» **Problem statement**: Starting with the first line of the data below, copy each line up to and including the one containing "return Range1d(start=a_val +". Pictures stay out.

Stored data
━━━━

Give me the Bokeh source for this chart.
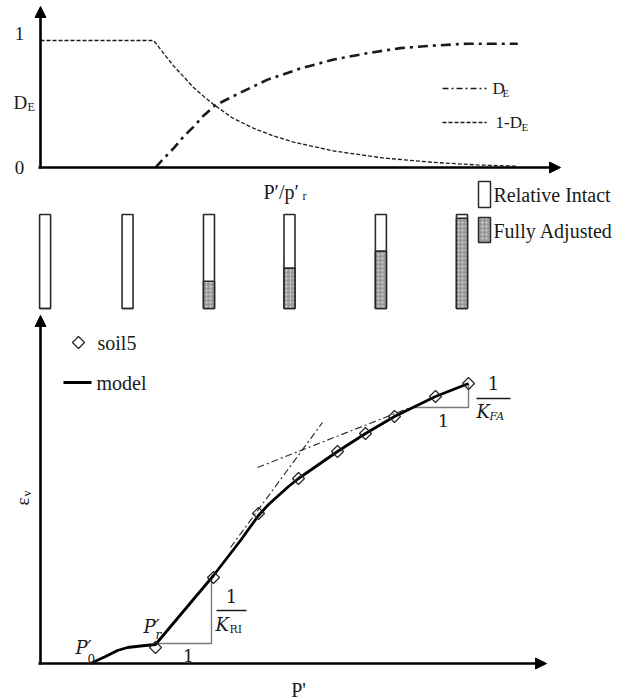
import math
from bokeh.plotting import figure
from bokeh.models import Range1d, Arrow, NormalHead, Label
from bokeh.embed import file_html
from bokeh.resources import INLINE

# ---------------- data ----------------
# top panel: damage variable D_E versus P'/p'r
de_ratio = [1.00, 1.07, 1.157, 1.25, 1.33, 1.42, 1.52, 1.74, 1.97, 2.10, 2.26, 2.55, 2.84, 3.13, 3.42, 3.71, 4.15]
de_val = [0.00, 0.07, 0.15, 0.25, 0.32, 0.41, 0.49, 0.59, 0.69, 0.73, 0.78, 0.85, 0.90, 0.94, 0.96, 0.975, 0.975]
ome_ratio = [0.0, 0.983, 1.07, 1.157, 1.25, 1.33, 1.42, 1.50, 1.67, 1.85, 2.02, 2.20, 2.55, 2.98, 3.42, 3.80, 4.15]
ome_val = [1.0, 1.0, 0.90, 0.80, 0.71, 0.63, 0.56, 0.50, 0.39, 0.31, 0.25, 0.20, 0.13, 0.075, 0.04, 0.02, 0.01]

# middle: state bars (position on P'/p'r scale, fully adjusted fraction)
bar_ratio = [0.04, 0.757, 1.465, 2.165, 2.96, 3.665]
bar_frac = [0.0, 0.0, 0.29, 0.43, 0.61, 0.96]

# bottom panel: eps_v versus P'
model_p = [0.50, 0.65, 0.77, 0.87, 1.00, 1.15, 1.73, 2.00, 2.18, 2.28, 2.38, 2.48, 2.58, 2.97, 3.25, 3.54, 3.95, 4.28]
model_e = [0.00, 0.07, 0.13, 0.16, 0.175, 0.19, 0.88, 1.23, 1.48, 1.59, 1.68, 1.77, 1.85, 2.12, 2.30, 2.47, 2.67, 2.80]
soil_p = [1.15, 1.73, 2.18, 2.58, 2.97, 3.25, 3.54, 3.95, 4.28]
soil_e = [0.16, 0.86, 1.50, 1.85, 2.12, 2.30, 2.47, 2.67, 2.80]
tan_ri_p = [1.90, 2.82]
tan_ri_e = [1.16, 2.41]
tan_fa_p = [2.17, 3.70]
tan_fa_e = [1.96, 2.56]
tri_ri_p = [1.15, 1.71, 1.71]
tri_ri_e = [0.20, 0.20, 0.85]
tri_fa_p = [3.70, 4.28, 4.28]
tri_fa_e = [2.56, 2.56, 2.80]

# ---------------- figure ----------------
W, H = 634, 699
p = figure(width=W, height=H, x_range=Range1d(0, W), y_range=Range1d(H, 0),
           output_backend="svg", toolbar_location=None, min_border=0,
           x_axis_location=None, y_axis_location=None)
p.grid.visible = False
p.outline_line_color = None
p.background_fill_color = "white"
p.border_fill_color = "white"


def rng(a_val, a_px, b_val, b_px, lo_px, hi_px):
    s = (b_val - a_val) / (b_px - a_px)
    return Range1d(start=a_val + (lo_px - a_px) * s, end=a_val + (hi_px - a_px) * s)


p.extra_x_ranges = {"ratio": rng(0, 40, 1, 155, 0, W), "pp": rng(0, 40, 1, 140, 0, W)}
p.extra_y_ranges = {"de": rng(0, 167, 1, 40, H, 0), "frac": rng(0, 308, 1, 214, H, 0),
                    "ev": rng(0, 663, 1, 563, H, 0)}

SERIF = "Liberation Serif"
MATH = "DejaVu Serif"
INK = "#1a1a1a"


def lab(x, y, t, size=20, font=SERIF, align="left", style="normal", angle=0.0, color=INK):
    p.add_layout(Label(x=x, y=y, text=t, text_font=font, text_font_size=f"{size}px",
                       text_align=align, text_baseline="middle", text_font_style=style,
                       angle=angle, text_color=color))


def arrow(x0, y0, x1, y1):
    p.add_layout(Arrow(end=NormalHead(size=11, line_color="black", fill_color="black", line_width=1),
                       x_start=x0, y_start=y0, x_end=x1, y_end=y1,
                       line_width=2.6, line_color="black"))


# ---------- top panel ----------
p.line(ome_ratio, ome_val, x_range_name="ratio", y_range_name="de",
       line_color=INK, line_width=1.3, line_dash="4 2")
p.line(de_ratio, de_val, x_range_name="ratio", y_range_name="de",
       line_color=INK, line_width=2.6, line_dash="10 5 3 5")
arrow(38, 167, 560, 167)
arrow(40, 168, 40, 6)
lab(19, 33, "1", 19, align="center")
lab(19, 167, "0", 19, align="center")
lab(13, 102, "D", 19)
lab(27, 106, "E", 12)
lab(263, 191, "P\u2032/p\u2032", 20)
lab(302, 195, "r", 12)
# legend
p.line([442, 486], [88, 88], line_color=INK, line_width=1.5, line_dash="6 3 2 3")
lab(492, 88, "D", 17)
lab(502, 92, "E", 11)
p.line([442, 486], [122, 122], line_color=INK, line_width=1.5, line_dash="4 2")
lab(495, 122, "1-D", 17)
lab(521, 126, "E", 11)

# ---------- bars ----------
half = 5.5 / 115
p.quad(left=[r - half for r in bar_ratio], right=[r + half for r in bar_ratio],
       bottom=[0] * len(bar_ratio), top=[1] * len(bar_ratio),
       x_range_name="ratio", y_range_name="frac",
       fill_color="white", line_color="#2a2a2a", line_width=1.6)
p.quad(left=[r - half for r in bar_ratio], right=[r + half for r in bar_ratio],
       bottom=[0] * len(bar_ratio), top=bar_frac,
       x_range_name="ratio", y_range_name="frac",
       fill_color="#9a9a9a", hatch_pattern="dot", hatch_color="#dcdcdc", hatch_scale=4,
       line_color="#2a2a2a", line_width=1.6)
# bar legend
p.quad(left=[478], right=[490], bottom=[207], top=[181], fill_color="white",
       line_color="#2a2a2a", line_width=1.5)
p.quad(left=[478], right=[490], bottom=[242], top=[217], fill_color="#9a9a9a",
       hatch_pattern="dot", hatch_color="#dcdcdc", hatch_scale=4,
       line_color="#2a2a2a", line_width=1.5)
lab(493, 194, "Relative Intact", 20)
lab(493, 230, "Fully Adjusted", 20)

# ---------- bottom panel ----------
p.line(tri_ri_p, tri_ri_e, x_range_name="pp", y_range_name="ev", line_color="#7a7a7a", line_width=1.4)
p.line(tri_fa_p, tri_fa_e, x_range_name="pp", y_range_name="ev", line_color="#7a7a7a", line_width=1.4)
p.line(tan_ri_p, tan_ri_e, x_range_name="pp", y_range_name="ev", line_color="#333333",
       line_width=1.2, line_dash="7 3 2 3")
p.line(tan_fa_p, tan_fa_e, x_range_name="pp", y_range_name="ev", line_color="#333333",
       line_width=1.2, line_dash="7 3 2 3")
p.line(model_p, model_e, x_range_name="pp", y_range_name="ev", line_color="black", line_width=2.8)
p.scatter(soil_p, soil_e, x_range_name="pp", y_range_name="ev", marker="square",
          angle=math.pi / 4, size=8.5, fill_alpha=0, line_color="#222222", line_width=1.2)
arrow(38, 663, 546, 663)
arrow(40, 664, 40, 315)
lab(22, 501, "\u03b5", 19, angle=math.pi / 2, align="center")
lab(26, 493, "v", 12, angle=math.pi / 2, align="center")
lab(298, 689, "P'", 20, align="center")
# legend
p.scatter([78], [342], marker="square", angle=math.pi / 4, size=8.5, fill_color="white",
          line_color="#222222", line_width=1.2)
lab(97, 342, "soil5", 20)
p.line([63, 91], [382, 382], line_color="black", line_width=3)
lab(96, 382, "model", 20)
# math annotations
lab(75, 647, "P\u2032", 18, font=MATH, style="italic")
lab(87, 658, "0", 12, font=MATH)
lab(143, 626, "P\u2032", 18, font=MATH, style="italic")
lab(155, 634, "r", 12, font=MATH, style="italic")
lab(231, 595, "1", 18, font=MATH, align="center")
p.line([216, 246], [610, 610], line_color=INK, line_width=1.3)
lab(215, 624, "K", 18, font=MATH, style="italic")
lab(229, 629, "RI", 11, font=MATH)
lab(188, 655, "1", 17, font=MATH, align="center")
lab(493, 382, "1", 18, font=MATH, align="center")
p.line([476, 510], [398, 398], line_color=INK, line_width=1.3)
lab(476, 411, "K", 18, font=MATH, style="italic")
lab(489, 416, "FA", 11, font=MATH, style="italic")
lab(443, 420, "1", 17, font=MATH, align="center")

open("out.html", "w").write(file_html(p, INLINE))
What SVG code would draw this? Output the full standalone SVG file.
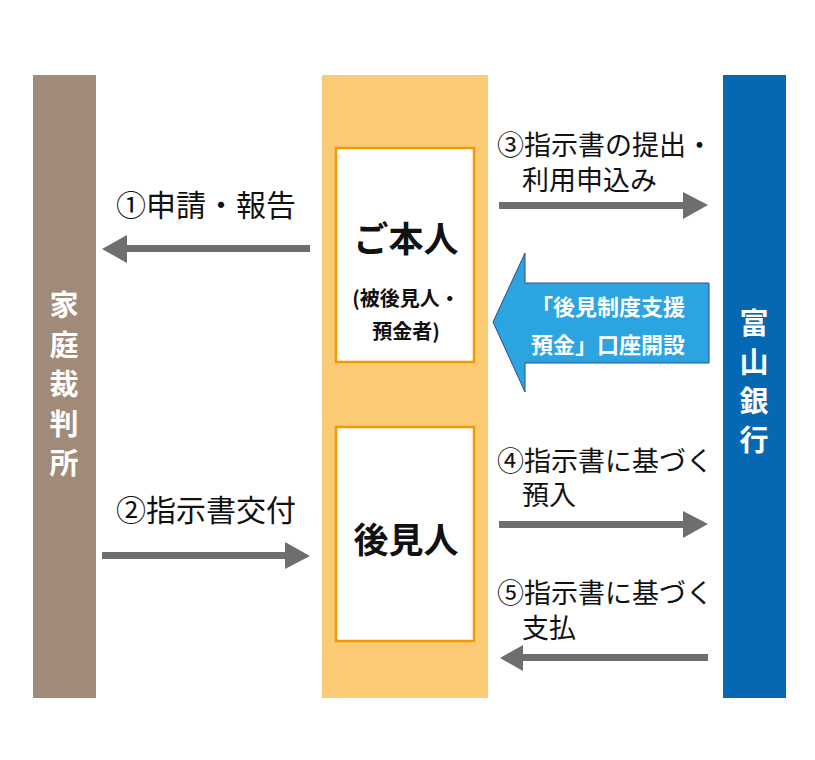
<svg xmlns="http://www.w3.org/2000/svg" width="815" height="760" viewBox="0 0 815 760">
<style>
.lbl{font-family:"Noto Sans CJK JP","Noto Sans",sans-serif;font-size:27px;fill:#111}
.big{font-size:30px}
.vt{font-family:"Noto Sans CJK JP",sans-serif;font-size:29px;font-weight:bold;fill:#fff;text-anchor:middle}
.bx{fill:#fff;stroke:#F39800;stroke-width:2.5}
.nm{font-family:"Noto Sans CJK JP",sans-serif;font-size:35px;font-weight:bold;fill:#111;text-anchor:middle}
.sub{font-family:"Noto Sans CJK JP",sans-serif;font-size:20px;font-weight:bold;fill:#111;text-anchor:middle}
.bt{font-family:"Noto Sans CJK JP",sans-serif;font-size:22px;font-weight:bold;fill:#fff}
.ar{fill:#6E6E6E}
</style>
<rect width="815" height="760" fill="#fff"/>
<g id="court">
<rect x="33" y="75" width="63" height="623" fill="#A28A78"/>
<text class="vt" x="64" y="316">家</text>
<text class="vt" x="64" y="356">庭</text>
<text class="vt" x="64" y="395">裁</text>
<text class="vt" x="64" y="435">判</text>
<text class="vt" x="64" y="474">所</text>
</g>
<g id="person-column">
<rect x="322" y="75" width="166" height="623" fill="#FACB74"/>
</g>
<g id="honnin">
<rect class="bx" x="336" y="148" width="138" height="214"/>
<text class="nm" x="406" y="252">ご本人</text>
<text class="sub" x="406" y="306">(被後見人・</text>
<text class="sub" x="406" y="339">預金者)</text>
</g>
<g id="kokennin">
<rect class="bx" x="336" y="427" width="138" height="214"/>
<text class="nm" x="406" y="553">後見人</text>
</g>
<g id="bank">
<rect x="723" y="75" width="63" height="623" fill="#0568B3"/>
<text class="vt" x="754" y="334">富</text>
<text class="vt" x="754" y="373">山</text>
<text class="vt" x="754" y="412">銀</text>
<text class="vt" x="754" y="451">行</text>
</g>
<g id="connectors">
<rect class="ar" x="126" y="245" width="184" height="7"/>
<polygon class="ar" points="102,249 127,235 127,263"/>
<rect class="ar" x="102" y="552" width="184" height="7"/>
<polygon class="ar" points="310,556 285,542 285,569"/>
<rect class="ar" x="499" y="202" width="185" height="7"/>
<polygon class="ar" points="708,205 683,192 683,219"/>
<rect class="ar" x="499" y="521" width="185" height="7"/>
<polygon class="ar" points="708,524 683,511 683,538"/>
<rect class="ar" x="522" y="654" width="186" height="7"/>
<polygon class="ar" points="500,658 523,645 523,671"/>
<polygon points="493,322 525,253 525,283 709,283 709,363 525,363 525,392" fill="#2CA4DF" stroke="#2E4A98" stroke-width="1"/>
</g>
<g id="labels">
<text class="lbl big" x="116" y="216">①申請・報告</text>
<text class="lbl big" x="116" y="521">②指示書交付</text>
<text class="lbl" x="497" y="155">③指示書の提出・</text>
<text class="lbl" x="522" y="190">利用申込み</text>
<text class="lbl" x="497" y="471">④指示書に基づく</text>
<text class="lbl" x="522" y="505">預入</text>
<text class="lbl" x="497" y="603">⑤指示書に基づく</text>
<text class="lbl" x="522" y="638">支払</text>
<text class="bt" x="531" y="315">「後見制度支援</text>
<text class="bt" x="531" y="353">預金」口座開設</text>
</g>
</svg>
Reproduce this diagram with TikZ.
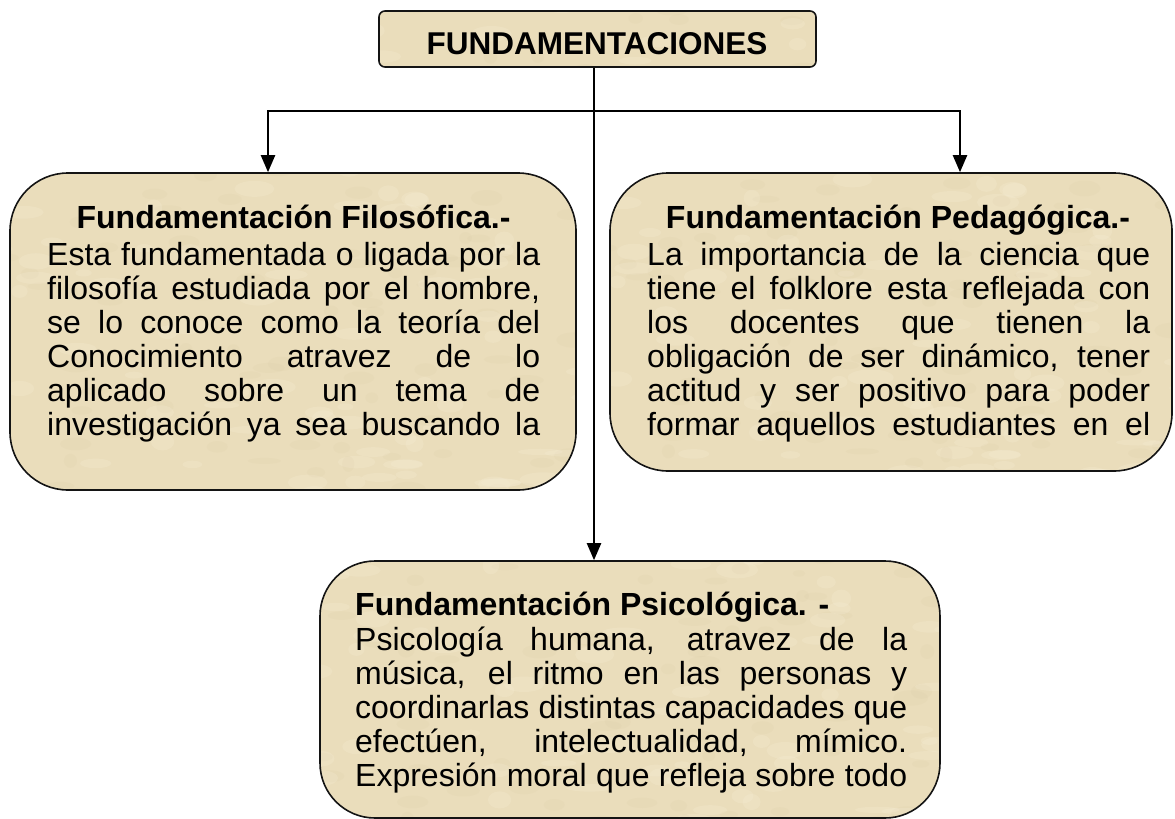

━━━━

» **Output for this task**:
Give me the Bokeh source for this chart.
import math
from bokeh.plotting import figure
from bokeh.models import Range1d, Arrow, NormalHead, Label
from bokeh.embed import file_html
from bokeh.resources import INLINE

# ---------------- data ----------------
# top panel: damage variable D_E versus P'/p'r
de_ratio = [1.00, 1.07, 1.157, 1.25, 1.33, 1.42, 1.52, 1.74, 1.97, 2.10, 2.26, 2.55, 2.84, 3.13, 3.42, 3.71, 4.15]
de_val = [0.00, 0.07, 0.15, 0.25, 0.32, 0.41, 0.49, 0.59, 0.69, 0.73, 0.78, 0.85, 0.90, 0.94, 0.96, 0.975, 0.975]
ome_ratio = [0.0, 0.983, 1.07, 1.157, 1.25, 1.33, 1.42, 1.50, 1.67, 1.85, 2.02, 2.20, 2.55, 2.98, 3.42, 3.80, 4.15]
ome_val = [1.0, 1.0, 0.90, 0.80, 0.71, 0.63, 0.56, 0.50, 0.39, 0.31, 0.25, 0.20, 0.13, 0.075, 0.04, 0.02, 0.01]

# middle: state bars (position on P'/p'r scale, fully adjusted fraction)
bar_ratio = [0.04, 0.757, 1.465, 2.165, 2.96, 3.665]
bar_frac = [0.0, 0.0, 0.29, 0.43, 0.61, 0.96]

# bottom panel: eps_v versus P'
model_p = [0.50, 0.65, 0.77, 0.87, 1.00, 1.15, 1.73, 2.00, 2.18, 2.28, 2.38, 2.48, 2.58, 2.97, 3.25, 3.54, 3.95, 4.28]
model_e = [0.00, 0.07, 0.13, 0.16, 0.175, 0.19, 0.88, 1.23, 1.48, 1.59, 1.68, 1.77, 1.85, 2.12, 2.30, 2.47, 2.67, 2.80]
soil_p = [1.15, 1.73, 2.18, 2.58, 2.97, 3.25, 3.54, 3.95, 4.28]
soil_e = [0.16, 0.86, 1.50, 1.85, 2.12, 2.30, 2.47, 2.67, 2.80]
tan_ri_p = [1.90, 2.82]
tan_ri_e = [1.16, 2.41]
tan_fa_p = [2.17, 3.70]
tan_fa_e = [1.96, 2.56]
tri_ri_p = [1.15, 1.71, 1.71]
tri_ri_e = [0.20, 0.20, 0.85]
tri_fa_p = [3.70, 4.28, 4.28]
tri_fa_e = [2.56, 2.56, 2.80]

# ---------------- figure ----------------
W, H = 634, 699
p = figure(width=W, height=H, x_range=Range1d(0, W), y_range=Range1d(H, 0),
           output_backend="svg", toolbar_location=None, min_border=0,
           x_axis_location=None, y_axis_location=None)
p.grid.visible = False
p.outline_line_color = None
p.background_fill_color = "white"
p.border_fill_color = "white"


def rng(a_val, a_px, b_val, b_px, lo_px, hi_px):
    s = (b_val - a_val) / (b_px - a_px)
    return Range1d(start=a_val + (lo_px - a_px) * s, end=a_val + (hi_px - a_px) * s)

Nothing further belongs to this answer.